How and why using social media is now part of life – and what that means for business.
Every now and then a celebrity very publicly disavows social media and says they are the happier for doing so. It’s an interesting idea. So quickly has social media become interwoven into our lives (Facebook is less than 20 years old) that it’s hard to imagine doing without it.
True, approximately half of the world’s nearly 8 billion people don’t use social media at all, but that still leaves a staggering 4 billion (i.e. 4 x 109) who do. The great majority of those who live in developed economies have at least one social media account; the same is true for businesses.
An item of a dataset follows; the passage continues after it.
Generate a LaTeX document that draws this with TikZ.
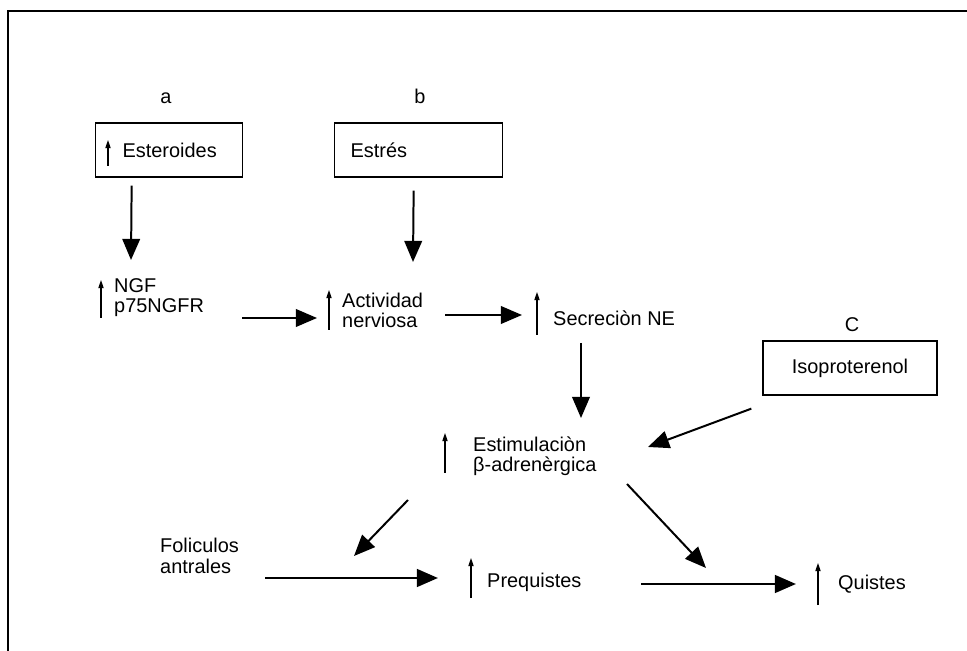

Add rapidly increasing internet access in developing economies, then numbers are set to keep growing and platforms multiplying accordingly.
Amid the huge volume of social media traffic, it’s easy to get distracted as to the point of it all, and in particular why, whatever your personal instinct, it matters in business.
The clue is in the name
Checking online (where else?) for the meaning of social media, the first result says this: “websites and applications that enable users to create and share content or to participate in social networking”.
This is a start but it only gets us so far. Perhaps it’s easier just to go back to the name itself – it’s social (interacting with other people, as people) via a medium or several media. The key point here is that is it’s called social – not business or professional. So its primary purpose is to support interpersonal interactions in, above all else, a social context. That’s worth thinking about.
Of course, it’s foolish to pretend that social media was ever going to be only purely social. From the first primitive exchange of goods, communication has always included elements of business. And let’s not forget, social media has succeeded because it’s users (that’s you and me) have been happy to let the platforms monetise our opting in to the convenience of near instant communication, mainly free of physical location.
So, the big questions are not really about the fact of social media. They are about how we use it.
For any business, visibility really matters, so a social media presence is essential for most – remember those other 3,999,999,999 users? Seriously though, we not really talking billions, but with something like 52 million people in the UK being 18 or over, that’s still a big pool to fish. To be visible, then, your presence needs to be targeted carefully at the audience most likely to be receptive to what you want to say or sell.
Choosing how you’re visible matters. For many businesses, regular blogs supported by conventional online advertising is a powerful and effective way to build and strengthen brands. Others do well by enlisting influencers to drive marketing; look at Gymshark, for example. Those who do this well, while still being commercial, manage very effectively to access the social elements of social media while still driving forward their business purpose.
Add value, establish dialogue
And because this media is social, it’s different to up-front e-commerce. Thus the best traction comes from offering something of value which may not be directly connected to generating sales, but will help strengthen links of identity, personal value and aspirations. Hence the many professional blogs which pertain to share secrets of success. The real secrets may be somewhere else, but there are lots of genuinely helpful blogs which make our lives a little easier and what we do a little better.
With these connections can come dialogue. Sometimes this is direct (comments and discussion) or at arm’s length (likes and shares). Everything increases visibility and awareness. When it works well, new business is followed by referrals. It all matters, so everything you publish should be as good as you can make it.
Social or Sales? Online or offline?
There’s a fine line between keeping things social – friendly, co-operative – and overly sales driven. Done carefully, you can do both, although there is a serious caveat. Different countries, markets and audiences react differently. For some, anything sales-y is a turnoff. For others there’s real enjoyment in reading a clever sales pitch (essentially, an advert) or a carefully crafted video on Instagram.
This is where it pays off to focus on the details. Using social media for business requires care – identifying audience, establishing purpose, and deciding on which particular elements of social media to use and how. It can be time consuming and results, which can occasionally be instantaneous, usually take a while to build. To get the benefits of social media, it really pays to do things well.
The alternative? Well, some businesses thrive without it, but they are increasingly few and far between. And anyway, are you really that anti-social?